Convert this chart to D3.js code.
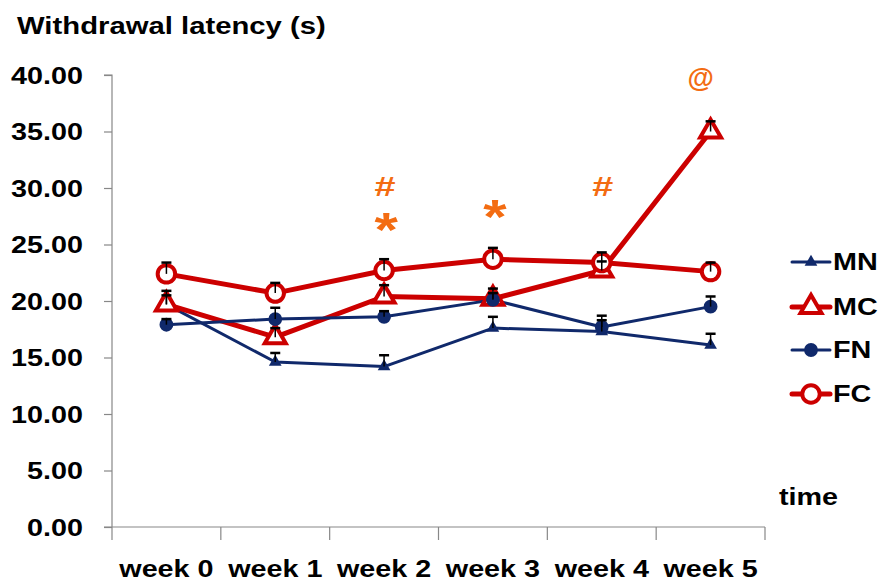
<!DOCTYPE html>
<html><head><meta charset="utf-8">
<script src="https://cdn.jsdelivr.net/npm/d3@7"></script>
<style>body{margin:0;background:#fff}svg{display:block}text{font-family:"Liberation Sans",Arial,sans-serif;font-weight:bold}</style>
</head><body><svg id="c" width="883" height="583"></svg>
<script>
const categories = ["week 0","week 1","week 2","week 3","week 4","week 5"];
const seriesNames = ["MN","MC","FN","FC"];
const MN = [19.7, 14.6, 14.2, 17.6, 17.3, 16.1];
const MC = [19.7, 16.8, 20.4, 20.2, 22.7, 35.0];
const FN = [17.9, 18.4, 18.6, 20.1, 17.7, 19.5];
const FC = [22.4, 20.7, 22.7, 23.7, 23.4, 22.6];
const MN_err = [0.8, 0.8, 1.0, 1.0, 1.0, 1.0];
const MC_err = [1.2, 0.8, 1.0, 0.9, 0.8, 0.9];
const FN_err = [0.5, 1.0, 0.5, 0.6, 1.0, 0.9];
const FC_err = [1.0, 0.9, 1.0, 1.0, 0.9, 0.8];
const yTicks = [0,5,10,15,20,25,30,35,40];
const annCats = ["week 2","week 2","week 3","week 4","week 5"];
const annVals = [29.8, 27.3, 28.4, 29.8, 39.8];
const annSyms = ["#","*","*","#","@"];

const svg = d3.select("#c");
const SX = 1.25;
const x = d3.scaleBand().domain(categories).range([112, 765]);
const y = d3.scaleLinear().domain([0, 40]).range([527, 75]);

const navy = "#10296b", red = "#cc0000", orange = "#f36c12";
const styles = {
  MN:{color:navy, lw:3, sym:d3.symbolTriangle, size:70, fill:navy, sw:0},
  MC:{color:red, lw:5, sym:d3.symbolTriangle, size:190, fill:"#fff", sw:4},
  FN:{color:navy, lw:3, sym:d3.symbolCircle, size:150, fill:navy, sw:0},
  FC:{color:red, lw:5, sym:d3.symbolCircle, size:240, fill:"#fff", sw:4}
};
const data = {MN, MC, FN, FC};
const errs = {MN:MN_err, MC:MC_err, FN:FN_err, FC:FC_err};

function stext(g, tx, ty, str, size, anchor, fill, sx) {
  return g.append("text")
    .attr("transform", `translate(${tx},${ty}) scale(${sx || SX},1)`)
    .attr("text-anchor", anchor || "start")
    .attr("font-size", size)
    .attr("fill", fill || "#000")
    .text(str);
}

// title
stext(svg, 17, 34, "Withdrawal latency (s)", 24, "start", "#000", 1.22);

// y axis
const yAxis = svg.append("g").attr("transform","translate(112,0)")
  .call(d3.axisLeft(y).tickValues(yTicks).tickSize(8).tickFormat(d3.format(".2f")));
yAxis.select(".domain").attr("stroke","#888").attr("stroke-width",1.2).attr("d","M-8,75H0V527");
yAxis.selectAll(".tick line").attr("stroke","#888").attr("stroke-width",1.2);
yAxis.selectAll(".tick text")
  .attr("font-size",23).attr("fill","#000").attr("font-family",null)
  .attr("x", -29/SX).attr("dy","0.36em")
  .attr("transform",`scale(${SX},1)`);

// x axis
const xAxis = svg.append("g").attr("transform","translate(0,527)")
  .call(d3.axisBottom(x).tickSize(0).tickPadding(0));
xAxis.select(".domain").attr("stroke","#888").attr("stroke-width",1.2).attr("d","M104,0H765");
xAxis.selectAll(".tick text")
  .attr("font-size",23).attr("fill","#000").attr("font-family",null)
  .attr("y",34).attr("dy","0.71em")
  .attr("transform",`scale(${SX},1)`);
const bounds = categories.map(c => x(c)).concat([x.range()[1]]);
xAxis.selectAll(".bnd").data(bounds).join("line").attr("class","bnd")
  .attr("x1",d=>d).attr("x2",d=>d).attr("y1",0).attr("y2",13)
  .attr("stroke","#888").attr("stroke-width",1.2);

const cx = c => x(c) + x.bandwidth()/2;

// lines
const line = d3.line().x((d,i)=>cx(categories[i])).y(d=>y(d));
seriesNames.forEach(s=>{
  svg.append("path").datum(data[s]).attr("d",line)
    .attr("fill","none").attr("stroke",styles[s].color).attr("stroke-width",styles[s].lw)
    .attr("stroke-linejoin","round");
});
// markers
seriesNames.forEach(s=>{
  const st = styles[s];
  svg.append("g").selectAll("path").data(data[s]).join("path")
    .attr("d", d3.symbol(st.sym, st.size))
    .attr("transform",(d,i)=>`translate(${cx(categories[i])},${y(d)})`)
    .attr("fill", st.fill).attr("stroke", st.sw ? st.color : "none").attr("stroke-width", st.sw);
});
// error bars (upper)
seriesNames.forEach(s=>{
  const g = svg.append("g").attr("stroke","#000").attr("stroke-width",1.5);
  data[s].forEach((v,i)=>{
    const px = cx(categories[i]);
    g.append("line").attr("x1",px).attr("x2",px).attr("y1",y(v)).attr("y2",y(v+errs[s][i]));
    g.append("line").attr("x1",px-5).attr("x2",px+5).attr("y1",y(v+errs[s][i])).attr("y2",y(v+errs[s][i])).attr("stroke-width",2.5);
  });
});

// annotations
const annSize = {"#":28, "*":48, "@":27};
const annDy = {"#":6, "*":27, "@":10};
const annDx = {"#":1, "*":2, "@":-10};
const annSX = {"#":1.35, "*":1.25, "@":1.0};
annSyms.forEach((sym,i)=>{
  stext(svg, cx(annCats[i]) + annDx[sym], y(annVals[i]) + annDy[sym], sym, annSize[sym], "middle", orange, annSX[sym]);
});

// legend
const legY = [262, 307, 350, 394];
seriesNames.forEach((s,i)=>{
  const st = styles[s];
  const g = svg.append("g");
  g.append("line").attr("x1",792).attr("x2",830).attr("y1",legY[i]).attr("y2",legY[i])
    .attr("stroke",st.color).attr("stroke-width",st.lw).attr("stroke-linecap","round");
  g.append("path").attr("d", d3.symbol(st.sym, st.size)).attr("transform",`translate(811,${legY[i]})`)
    .attr("fill", st.fill).attr("stroke", st.sw ? st.color : "none").attr("stroke-width", st.sw);
  stext(g, 833, legY[i]+8, s, 23, "start");
});
stext(svg, 779, 505, "time", 23, "start");
</script></body></html>
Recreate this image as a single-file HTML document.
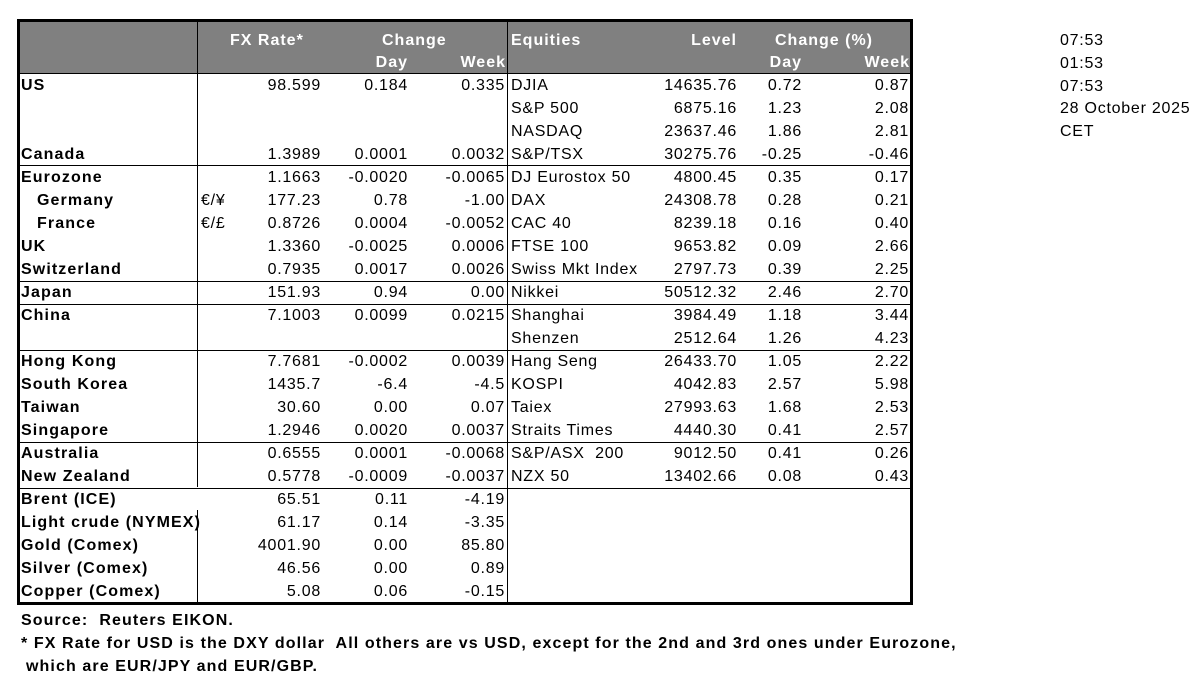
<!DOCTYPE html>
<html><head><meta charset="utf-8"><style>
*{margin:0;padding:0;box-sizing:border-box}
body{width:1201px;height:683px;background:#fff;position:relative;font-family:"Liberation Sans",Arial,sans-serif;font-size:16px;color:#000;overflow:hidden;letter-spacing:0.75px}
.box{position:absolute;left:17px;top:19px;width:896px;height:586px;border:3px solid #000}
.hdr{position:absolute;left:20px;top:22px;width:890px;height:51px;background:#808080}
.v{position:absolute;width:1px;background:#000}
.h{position:absolute;left:20px;width:890px;height:1px;background:#000}
.r{position:absolute;left:0;width:1201px;height:23px;line-height:24px}
.r span{position:absolute;top:0;white-space:pre}
.l{left:21px;font-weight:bold;letter-spacing:1.1px}
.i{left:37px;font-weight:bold;letter-spacing:1.1px}
.c{left:201px}
.fx{right:880px}.d{right:793px}.w{right:696px}
.eq{left:511px}.lv{right:464px}.ed{right:399px}.ew{right:292px}
.hw{color:#fff;font-weight:bold;position:absolute;line-height:20px;letter-spacing:1px;white-space:pre}
.t{position:absolute;left:1060px;line-height:23px}
.f{position:absolute;font-weight:bold;line-height:22px;letter-spacing:1.1px;white-space:pre}
</style></head><body>
<div class="hdr"></div>
<div class="box"></div>
<div class="v" style="left:197px;top:22px;height:465px"></div>
<div class="v" style="left:197px;top:510px;height:93px"></div>
<div class="v" style="left:507px;top:22px;height:581px"></div>
<div class="h" style="top:73px"></div>
<div class="h" style="top:165px"></div>
<div class="h" style="top:281px"></div>
<div class="h" style="top:304px"></div>
<div class="h" style="top:350px"></div>
<div class="h" style="top:442px"></div>
<div class="h" style="top:488px"></div>

<div class="hw" style="left:230px;top:31px">FX Rate*</div>
<div class="hw" style="left:382px;top:31px">Change</div>
<div class="hw" style="right:793px;top:53px">Day</div>
<div class="hw" style="right:695px;top:53px">Week</div>
<div class="hw" style="left:511px;top:31px">Equities</div>
<div class="hw" style="right:464px;top:31px">Level</div>
<div class="hw" style="left:775px;top:31px">Change (%)</div>
<div class="hw" style="right:399px;top:53px">Day</div>
<div class="hw" style="right:291px;top:53px">Week</div>

<div class="r" style="top:74px"><span class="l">US</span><span class="fx">98.599</span><span class="d">0.184</span><span class="w">0.335</span><span class="eq">DJIA</span><span class="lv">14635.76</span><span class="ed">0.72</span><span class="ew">0.87</span></div>
<div class="r" style="top:97px"><span class="eq">S&amp;P 500</span><span class="lv">6875.16</span><span class="ed">1.23</span><span class="ew">2.08</span></div>
<div class="r" style="top:120px"><span class="eq">NASDAQ</span><span class="lv">23637.46</span><span class="ed">1.86</span><span class="ew">2.81</span></div>
<div class="r" style="top:143px"><span class="l">Canada</span><span class="fx">1.3989</span><span class="d">0.0001</span><span class="w">0.0032</span><span class="eq">S&amp;P/TSX</span><span class="lv">30275.76</span><span class="ed">-0.25</span><span class="ew">-0.46</span></div>
<div class="r" style="top:166px"><span class="l">Eurozone</span><span class="fx">1.1663</span><span class="d">-0.0020</span><span class="w">-0.0065</span><span class="eq">DJ Eurostox 50</span><span class="lv">4800.45</span><span class="ed">0.35</span><span class="ew">0.17</span></div>
<div class="r" style="top:189px"><span class="i">Germany</span><span class="c">€/¥</span><span class="fx">177.23</span><span class="d">0.78</span><span class="w">-1.00</span><span class="eq">DAX</span><span class="lv">24308.78</span><span class="ed">0.28</span><span class="ew">0.21</span></div>
<div class="r" style="top:212px"><span class="i">France</span><span class="c">€/£</span><span class="fx">0.8726</span><span class="d">0.0004</span><span class="w">-0.0052</span><span class="eq">CAC 40</span><span class="lv">8239.18</span><span class="ed">0.16</span><span class="ew">0.40</span></div>
<div class="r" style="top:235px"><span class="l">UK</span><span class="fx">1.3360</span><span class="d">-0.0025</span><span class="w">0.0006</span><span class="eq">FTSE 100</span><span class="lv">9653.82</span><span class="ed">0.09</span><span class="ew">2.66</span></div>
<div class="r" style="top:258px"><span class="l">Switzerland</span><span class="fx">0.7935</span><span class="d">0.0017</span><span class="w">0.0026</span><span class="eq">Swiss Mkt Index</span><span class="lv">2797.73</span><span class="ed">0.39</span><span class="ew">2.25</span></div>
<div class="r" style="top:281px"><span class="l">Japan</span><span class="fx">151.93</span><span class="d">0.94</span><span class="w">0.00</span><span class="eq">Nikkei</span><span class="lv">50512.32</span><span class="ed">2.46</span><span class="ew">2.70</span></div>
<div class="r" style="top:304px"><span class="l">China</span><span class="fx">7.1003</span><span class="d">0.0099</span><span class="w">0.0215</span><span class="eq">Shanghai</span><span class="lv">3984.49</span><span class="ed">1.18</span><span class="ew">3.44</span></div>
<div class="r" style="top:327px"><span class="eq">Shenzen</span><span class="lv">2512.64</span><span class="ed">1.26</span><span class="ew">4.23</span></div>
<div class="r" style="top:350px"><span class="l">Hong Kong</span><span class="fx">7.7681</span><span class="d">-0.0002</span><span class="w">0.0039</span><span class="eq">Hang Seng</span><span class="lv">26433.70</span><span class="ed">1.05</span><span class="ew">2.22</span></div>
<div class="r" style="top:373px"><span class="l">South Korea</span><span class="fx">1435.7</span><span class="d">-6.4</span><span class="w">-4.5</span><span class="eq">KOSPI</span><span class="lv">4042.83</span><span class="ed">2.57</span><span class="ew">5.98</span></div>
<div class="r" style="top:396px"><span class="l">Taiwan</span><span class="fx">30.60</span><span class="d">0.00</span><span class="w">0.07</span><span class="eq">Taiex</span><span class="lv">27993.63</span><span class="ed">1.68</span><span class="ew">2.53</span></div>
<div class="r" style="top:419px"><span class="l">Singapore</span><span class="fx">1.2946</span><span class="d">0.0020</span><span class="w">0.0037</span><span class="eq">Straits Times</span><span class="lv">4440.30</span><span class="ed">0.41</span><span class="ew">2.57</span></div>
<div class="r" style="top:442px"><span class="l">Australia</span><span class="fx">0.6555</span><span class="d">0.0001</span><span class="w">-0.0068</span><span class="eq">S&amp;P/ASX  200</span><span class="lv">9012.50</span><span class="ed">0.41</span><span class="ew">0.26</span></div>
<div class="r" style="top:465px"><span class="l">New Zealand</span><span class="fx">0.5778</span><span class="d">-0.0009</span><span class="w">-0.0037</span><span class="eq">NZX 50</span><span class="lv">13402.66</span><span class="ed">0.08</span><span class="ew">0.43</span></div>
<div class="r" style="top:488px"><span class="l">Brent (ICE)</span><span class="fx">65.51</span><span class="d">0.11</span><span class="w">-4.19</span></div>
<div class="r" style="top:511px"><span class="l">Light crude (NYMEX)</span><span class="fx">61.17</span><span class="d">0.14</span><span class="w">-3.35</span></div>
<div class="r" style="top:534px"><span class="l">Gold (Comex)</span><span class="fx">4001.90</span><span class="d">0.00</span><span class="w">85.80</span></div>
<div class="r" style="top:557px"><span class="l">Silver (Comex)</span><span class="fx">46.56</span><span class="d">0.00</span><span class="w">0.89</span></div>
<div class="r" style="top:580px"><span class="l">Copper (Comex)</span><span class="fx">5.08</span><span class="d">0.06</span><span class="w">-0.15</span></div>

<div class="t" style="top:29px">07:53</div>
<div class="t" style="top:52px">01:53</div>
<div class="t" style="top:75px">07:53</div>
<div class="t" style="top:97px">28 October 2025</div>
<div class="t" style="top:120px">CET</div>

<div class="f" style="left:21px;top:610px">Source:  Reuters EIKON.</div>
<div class="f" style="left:21px;top:633px">* FX Rate for USD is the DXY dollar  All others are vs USD, except for the 2nd and 3rd ones under Eurozone,</div>
<div class="f" style="left:26px;top:656px">which are EUR/JPY and EUR/GBP.</div>
</body></html>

• • •

§ **What is being asked**:
Leave out the pictures and repeat exactly the lines from the start of the material through the line that contains "const y = d3.scaleLinear().domain([0, 40]).range([527, 75]);", both included.

§ **Reply**:
Convert this chart to D3.js code.
<!DOCTYPE html>
<html><head><meta charset="utf-8">
<script src="https://cdn.jsdelivr.net/npm/d3@7"></script>
<style>body{margin:0;background:#fff}svg{display:block}text{font-family:"Liberation Sans",Arial,sans-serif;font-weight:bold}</style>
</head><body><svg id="c" width="883" height="583"></svg>
<script>
const categories = ["week 0","week 1","week 2","week 3","week 4","week 5"];
const seriesNames = ["MN","MC","FN","FC"];
const MN = [19.7, 14.6, 14.2, 17.6, 17.3, 16.1];
const MC = [19.7, 16.8, 20.4, 20.2, 22.7, 35.0];
const FN = [17.9, 18.4, 18.6, 20.1, 17.7, 19.5];
const FC = [22.4, 20.7, 22.7, 23.7, 23.4, 22.6];
const MN_err = [0.8, 0.8, 1.0, 1.0, 1.0, 1.0];
const MC_err = [1.2, 0.8, 1.0, 0.9, 0.8, 0.9];
const FN_err = [0.5, 1.0, 0.5, 0.6, 1.0, 0.9];
const FC_err = [1.0, 0.9, 1.0, 1.0, 0.9, 0.8];
const yTicks = [0,5,10,15,20,25,30,35,40];
const annCats = ["week 2","week 2","week 3","week 4","week 5"];
const annVals = [29.8, 27.3, 28.4, 29.8, 39.8];
const annSyms = ["#","*","*","#","@"];

const svg = d3.select("#c");
const SX = 1.25;
const x = d3.scaleBand().domain(categories).range([112, 765]);
const y = d3.scaleLinear().domain([0, 40]).range([527, 75]);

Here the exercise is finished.